◇十勝の風景
2006-07-29


禺画像]
北海道の風景の夏のイメージとしては、広大な牧草地に青い空とかそういったものがあると思うが、十勝の風景は北海道の風景そのものだと思う。
十勝に限らず、牧草地だとか畑が延々と続く風景は、北海道の郊外であればどこにでもあるが、十勝の空はいつまでも眺めていてあきない。
十数年前のAERA(朝日新聞社)に、十勝という土地は晴れが大変多い土地だという記事が載っていた。私が子供の頃は、確かに長雨といっても数日降るのがせいぜいで、数週間も晴れのない日が続くことは考えられなかった。最近では、気象の変化のせいか、長く晴れがない日もあるようだが、十勝の晴れの日は空が広く広がっていて、雲がさまざまな時間帯で色々な表情を見せてくれる。
自分の生まれた土地の風景であれば、誰でもそう思うのかもしれないが、十勝の晴れの風景は特別なのだと思っているのだ。

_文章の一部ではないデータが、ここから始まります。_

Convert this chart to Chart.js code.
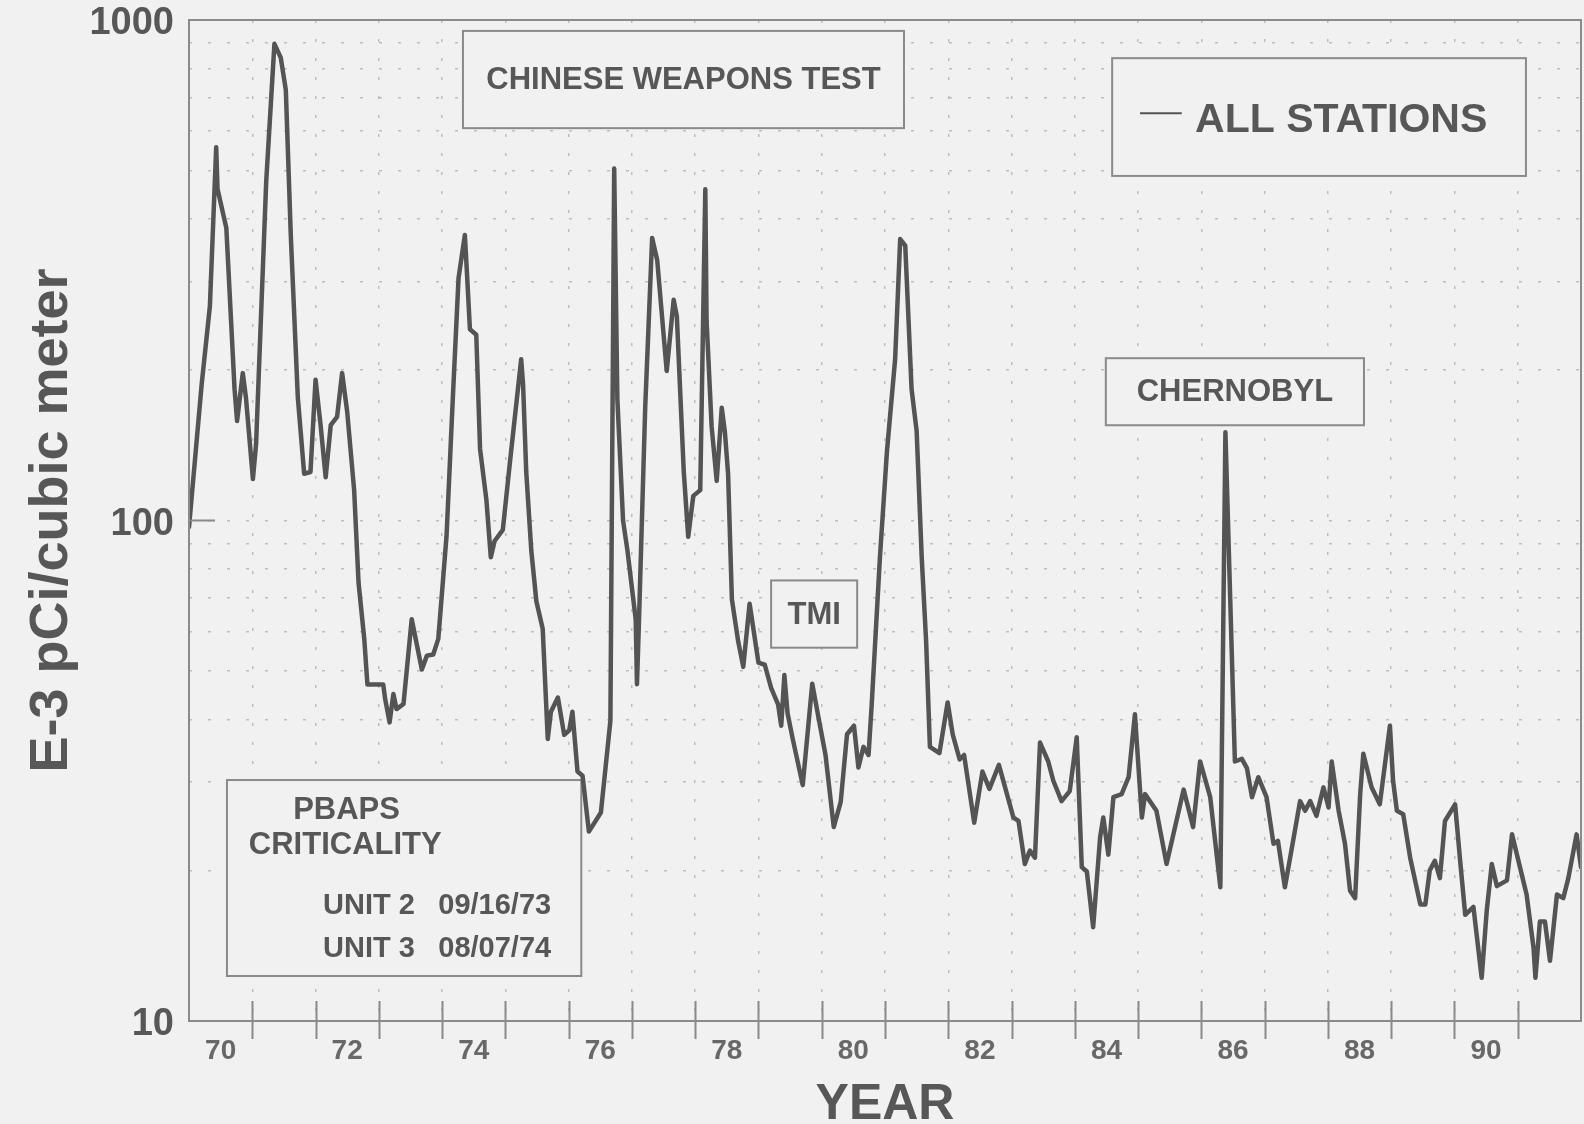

帰省したときは、帯広市内から空港までの間に続く田園風景を眺めていくのだが、ここの景色が私はとても好きだ。
なだらかに広がる丘陵地帯には畑が延々と続き、道をはさんだ反対側には広く畑が広がり、遠くには日高山脈が見える。
春の夜であれば、凍る月の光が青く落ちてきて、しんとした暗闇からきしきしとどこからともなく聞こえる音は、月光の音のようにさえ感じる。
夏の夕刻であれば、低い場所にある雲がその影を落としている。
秋の日暮れには、日高山脈がどこまでも赤く照らし出され、東の空には大きな月が顔を出している。
冬の朝には、延々と続く白い大地に湯気が立ち篭めている。

上京した当時は、東京の大きさを新鮮にも感じたが、空の狭さと空気の汚さには辟易し、半年で身体の具合が悪くなった。澄んだ帯広の空気が懐かしく思った。
今では、帯広の人にとって私は「内地の人」あるいは「東京の人」(帯広の人に限らないかもしれないが、東京近郊に住んでいる人のことを帯広の人は「東京の人」という呼び方をする)であり、すでにここは私のいた場所であっても、私のいる場所ではないのだとつくづく感じてしまうのだが、この景色を見ると、今でも自分は風に吹かれてここに立っているような感覚に襲われてしまう。